BEGIN
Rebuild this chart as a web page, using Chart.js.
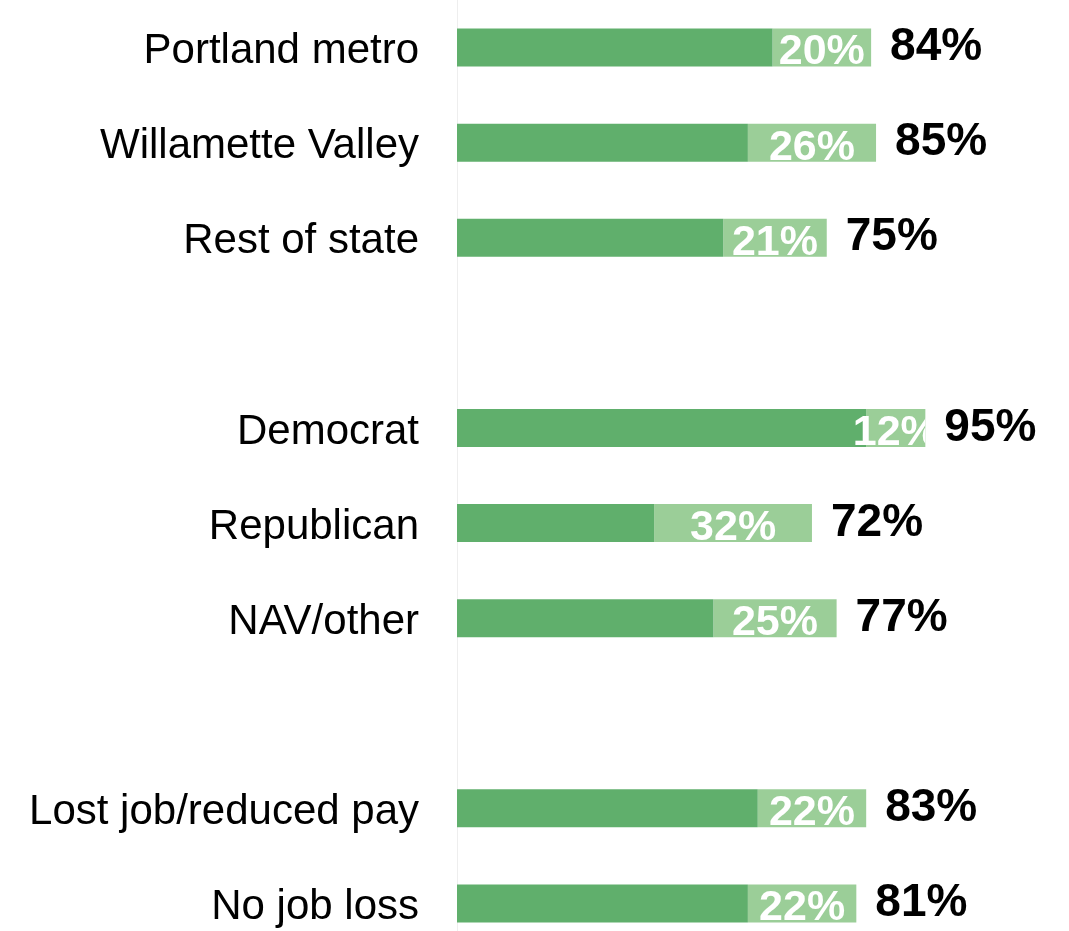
<!DOCTYPE html>
<html>
<head>
<meta charset="utf-8">
<script src="https://cdn.jsdelivr.net/npm/chart.js@4.4.0/dist/chart.umd.min.js"></script>
<style>
  html, body { margin: 0; padding: 0; background: #fff; overflow: hidden; }
  #wrap { width: 1069px; height: 951px; position: relative; }
</style>
</head>
<body>
<div id="wrap"><canvas id="chart"></canvas></div>
<script>
const categories = ["Portland metro", "Willamette Valley", "Rest of state", "",
    "Democrat", "Republican", "NAV/other", "",
    "Lost job/reduced pay", "No job loss"];
const totals = [84, 85, 75, null, 95, 72, 77, null, 83, 81];
const lightShare = [20, 26, 21, null, 12, 32, 25, null, 22, 22];

const darkShare = totals.map((t, i) => t == null ? null : t - lightShare[i]);

const ctx = document.getElementById("chart").getContext("2d");

const labelPlugin = {
    id: "barLabels",
    afterDatasetsDraw(chart) {
        let c = chart.ctx;
        let metaLight = chart.getDatasetMeta(1);
        metaLight.data.forEach((bar, i) => {
            if (totals[i] == null) return;
            let top = bar.y - bar.height / 2;
            let left = bar.base;
            let right = bar.x;

            // white share label, centered on the light part and clipped to the bar
            c.save();
            c.beginPath();
            c.rect(chart.chartArea.left, top, right - chart.chartArea.left, bar.height);
            c.clip();
            c.fillStyle = "#ffffff";
            c.font = "bold 43px 'Liberation Sans', Arial, sans-serif";
            c.textAlign = "center";
            c.textBaseline = "middle";
            c.fillText(lightShare[i] + "%", (left + right) / 2, bar.y + 5);
            c.restore();

            // total label
            c.save();
            c.fillStyle = "#000000";
            c.font = "bold 46px 'Liberation Sans', Arial, sans-serif";
            c.textAlign = "left";
            c.textBaseline = "middle";
            c.fillText(totals[i] + "%", right + 19, bar.y);
            c.restore();
        });
    }
};

new Chart(ctx, {
    type: "bar",
    data: {
        labels: categories,
        datasets: [
            { data: darkShare, backgroundColor: "#60af6c", barPercentage: 0.4, categoryPercentage: 1 },
            { data: lightShare, backgroundColor: "#9bce98", barPercentage: 0.4, categoryPercentage: 1 }
        ]
    },
    options: {
        indexAxis: "y",
        responsive: true,
        maintainAspectRatio: false,
        animation: false,
        layout: { padding: { left: 0, right: 119, top: 0, bottom: 0 } },
        plugins: { legend: { display: false }, tooltip: { enabled: false } },
        scales: {
            x: { stacked: true, min: 0, max: 100, display: false },
            y: {
                stacked: true,
                grid: { display: false },
                border: { display: true, color: "#eeeeee", width: 1 },
                ticks: {
                    color: "#000000",
                    padding: 30,
                    labelOffset: 4,
                    font: { family: "'Liberation Sans', Arial, sans-serif", size: 42 }
                },
                afterFit(scale) {
                    scale.width = 457;
                    scale.paddingTop = 0;
                    scale.paddingBottom = 0;
                }
            }
        }
    },
    plugins: [labelPlugin]
});
</script>
</body>
</html>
END
Write out again exactly the lines from the start of the data above through the line containing "const darkShare = totals.map((t, i)", inclusive, excluding any pictures.

Rebuild this chart as a web page, using Chart.js.
<!DOCTYPE html>
<html>
<head>
<meta charset="utf-8">
<script src="https://cdn.jsdelivr.net/npm/chart.js@4.4.0/dist/chart.umd.min.js"></script>
<style>
  html, body { margin: 0; padding: 0; background: #fff; overflow: hidden; }
  #wrap { width: 1069px; height: 951px; position: relative; }
</style>
</head>
<body>
<div id="wrap"><canvas id="chart"></canvas></div>
<script>
const categories = ["Portland metro", "Willamette Valley", "Rest of state", "",
    "Democrat", "Republican", "NAV/other", "",
    "Lost job/reduced pay", "No job loss"];
const totals = [84, 85, 75, null, 95, 72, 77, null, 83, 81];
const lightShare = [20, 26, 21, null, 12, 32, 25, null, 22, 22];

const darkShare = totals.map((t, i) => t == null ? null : t - lightShare[i]);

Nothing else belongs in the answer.